In this scenario, the Yankees would once again mortgage their future for the present, but who could blame them? It’s not like Jeter, Posada or Rivera are getting any younger. A-Rod and Teixeira will be with the team until 2017 and 2016, respectively, and probably won’t have much left in the tank as those contracts wind down. And while Halladay would become a free agent after the 2010 season, it would give the Yankees the opportunity to sign him to an extension before that moment comes (much like the Mets did with Santana).
Let’s also not forget that as much as the Yankees love to throw around money, free agent pitchers won’t be flocking to pitch in their new home run happy stadium. I know that if I was a free agent pitcher looking for my next employer, I’d run as far away as I could from the Yankees right now. The notorious New York pressure is bad enough, but couple that with a launching pad of a stadium, and that contract for a bit less money in say, Los Angeles or San Francisco starts to look like the best one on the table.

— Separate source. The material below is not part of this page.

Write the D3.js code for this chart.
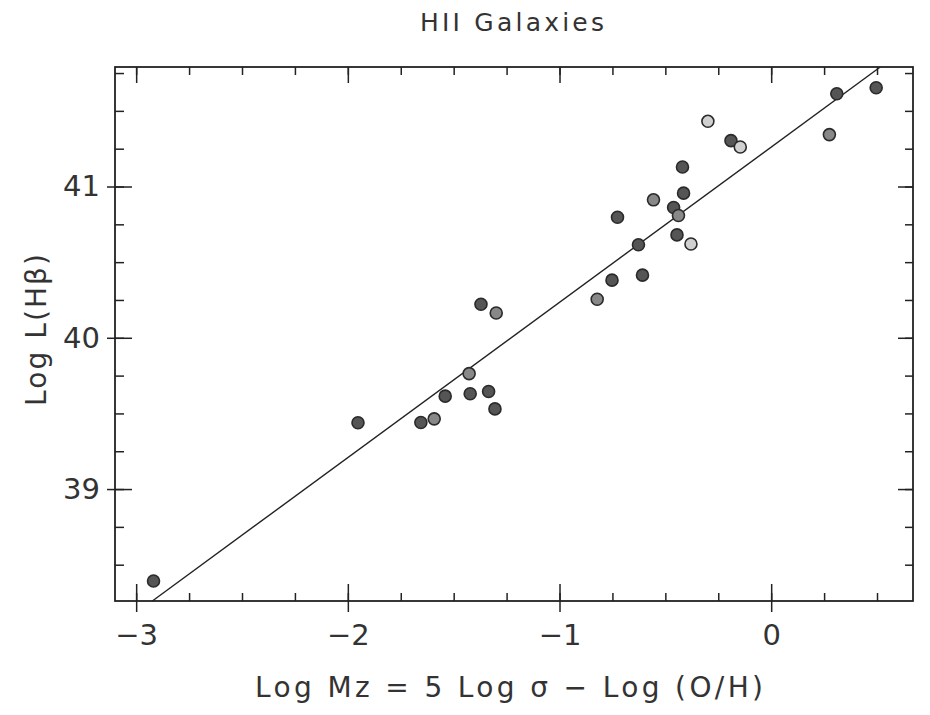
<!DOCTYPE html>
<html>
<head>
<meta charset="utf-8">
<script src="https://cdn.jsdelivr.net/npm/d3@7/dist/d3.min.js"></script>
<style>
  html, body { margin: 0; padding: 0; background: #fff; }
  svg { display: block; }
  text { font-family: "DejaVu Sans", "Liberation Sans", sans-serif; fill: #333; }
</style>
</head>
<body>
<svg id="chart" width="930" height="715"></svg>
<script>
// HII galaxies: Balmer luminosity against the metallicity-corrected mass estimator
const logMz = [-2.918, -1.952, -1.655, -1.592, -1.540, -1.427, -1.422, -1.371, -1.335, -1.305,
               -1.299, -0.822, -0.752, -0.726, -0.627, -0.608, -0.556, -0.461, -0.438, -0.445,
               -0.414, -0.419, -0.379, -0.299, -0.190, -0.146, 0.275, 0.310, 0.496];
const logLHb = [38.392, 39.438, 39.440, 39.464, 39.614, 39.763, 39.630, 40.222, 39.645, 39.530,
                40.164, 40.255, 40.381, 40.797, 40.615, 40.414, 40.912, 40.861, 40.808, 40.680,
                40.956, 41.129, 40.620, 41.431, 41.303, 41.261, 41.343, 41.613, 41.653];
const symbol = ["filled", "filled", "filled", "half", "filled", "half", "filled", "filled", "filled", "filled",
                "half", "half", "filled", "filled", "filled", "filled", "half", "filled", "half", "filled",
                "filled", "filled", "open", "open", "filled", "open", "half", "filled", "filled"];

// straight-line fit drawn across the panel
const fitSlope = 1.0265;
const fitIntercept = 41.261;

// axis ranges and ticks
const xDomain = [-3.1, 0.67];
const yDomain = [38.26, 41.79];
const xMajor = [-3, -2, -1, 0];
const xTickLabels = ["\u22123", "\u22122", "\u22121", "0"];
const xMinor = [-3, -2.75, -2.5, -2.25, -2, -1.75, -1.5, -1.25, -1, -0.75, -0.5, -0.25, 0, 0.25, 0.5];
const yMajor = [39, 40, 41];
const yTickLabels = ["39", "40", "41"];
const yMinor = [38.5, 38.75, 39, 39.25, 39.5, 39.75, 40, 40.25, 40.5, 40.75, 41, 41.25, 41.5, 41.75];

const titleText = "HII Galaxies";
const xLabelText = "Log Mz = 5 Log \u03c3 \u2212 Log (O/H)";
const yLabelText = "Log L(H\u03b2)";

const svg = d3.select("#chart");
const plotLeft = 115, plotRight = 913, plotTop = 67, plotBottom = 601;

const x = d3.scaleLinear().domain(xDomain).range([plotLeft, plotRight]);
const y = d3.scaleLinear().domain(yDomain).range([plotBottom, plotTop]);

const ink = "#222";
const fontStack = "'DejaVu Sans', 'Liberation Sans', sans-serif";

function styleAxis(g) {
  g.select(".domain").remove();
  g.selectAll(".tick line").attr("stroke", ink).attr("stroke-width", 1.5);
  g.selectAll(".tick text").attr("fill", "#333").attr("font-size", 29)
    .attr("font-family", fontStack);
}

// bottom axis: minor ticks inward, major ticks cross the frame line, labels below
svg.append("g").attr("transform", `translate(0,${plotBottom})`)
  .call(d3.axisTop(x).tickValues(xMinor).tickSize(8).tickFormat("")).call(styleAxis);
svg.append("g").attr("transform", `translate(0,${plotBottom})`)
  .call(d3.axisTop(x).tickValues(xMajor).tickSize(17).tickFormat("")).call(styleAxis);
svg.append("g").attr("transform", `translate(0,${plotBottom})`)
  .call(d3.axisBottom(x).tickValues(xMajor).tickSize(11).tickPadding(12)
    .tickFormat((d, i) => xTickLabels[i])).call(styleAxis);

// top axis: inward ticks only
svg.append("g").attr("transform", `translate(0,${plotTop})`)
  .call(d3.axisBottom(x).tickValues(xMinor).tickSize(8).tickFormat("")).call(styleAxis);
svg.append("g").attr("transform", `translate(0,${plotTop})`)
  .call(d3.axisBottom(x).tickValues(xMajor).tickSize(16).tickFormat("")).call(styleAxis);

// left axis: minor inward, major crossing, labels to the left
svg.append("g").attr("transform", `translate(${plotLeft},0)`)
  .call(d3.axisRight(y).tickValues(yMinor).tickSize(9).tickFormat("")).call(styleAxis);
svg.append("g").attr("transform", `translate(${plotLeft},0)`)
  .call(d3.axisRight(y).tickValues(yMajor).tickSize(17).tickFormat("")).call(styleAxis);
svg.append("g").attr("transform", `translate(${plotLeft},0)`)
  .call(d3.axisLeft(y).tickValues(yMajor).tickSize(8).tickPadding(7)
    .tickFormat((d, i) => yTickLabels[i])).call(styleAxis);

// right axis: inward ticks only
svg.append("g").attr("transform", `translate(${plotRight},0)`)
  .call(d3.axisLeft(y).tickValues(yMinor).tickSize(8).tickFormat("")).call(styleAxis);
svg.append("g").attr("transform", `translate(${plotRight},0)`)
  .call(d3.axisLeft(y).tickValues(yMajor).tickSize(15).tickFormat("")).call(styleAxis);

// frame
svg.append("rect")
  .attr("x", plotLeft).attr("y", plotTop)
  .attr("width", plotRight - plotLeft).attr("height", plotBottom - plotTop)
  .attr("fill", "none").attr("stroke", ink).attr("stroke-width", 1.8);

// fit line, clipped to the panel
const xLo = Math.max(xDomain[0], (yDomain[0] - fitIntercept) / fitSlope);
const xHi = Math.min(xDomain[1], (yDomain[1] - fitIntercept) / fitSlope);
svg.append("line")
  .attr("x1", x(xLo)).attr("y1", y(fitSlope * xLo + fitIntercept))
  .attr("x2", x(xHi)).attr("y2", y(fitSlope * xHi + fitIntercept))
  .attr("stroke", ink).attr("stroke-width", 1.4);

// galaxies
const fills = { filled: "#555", half: "#888", open: "#d0d0d0" };
const points = logMz.map((v, i) => ({ x: v, y: logLHb[i], s: symbol[i] }));
svg.append("g").selectAll("circle").data(points).join("circle")
  .attr("cx", d => x(d.x)).attr("cy", d => y(d.y)).attr("r", 6)
  .attr("fill", d => fills[d.s])
  .attr("stroke", "#2a2a2a").attr("stroke-width", 1.6);

// labels
svg.append("text").attr("x", 512).attr("y", 31).attr("text-anchor", "middle")
  .attr("font-size", 25).attr("textLength", 184).attr("lengthAdjust", "spacing")
  .text(titleText);

svg.append("text").attr("x", 509).attr("y", 697).attr("text-anchor", "middle")
  .attr("font-size", 28).attr("textLength", 508).attr("lengthAdjust", "spacing")
  .text(xLabelText);

svg.append("text").attr("transform", "translate(46,330) rotate(-90)")
  .attr("text-anchor", "middle")
  .attr("font-size", 28).attr("textLength", 152).attr("lengthAdjust", "spacing")
  .text(yLabelText);
</script>
</body>
</html>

So if you’re Brian Cashman, what do you do? Go all in and make your team even more of a juggernaut right now at the expense of a poor future, or hold onto your young players, and go with what you have? The 2009 Yankees can become even stronger at the expense of the 2013 Yankees, and with their demanding fanbase and ownership feeling like they’re long owed championship #27, I wouldn’t want to be in Cashman’s shoes with this decision.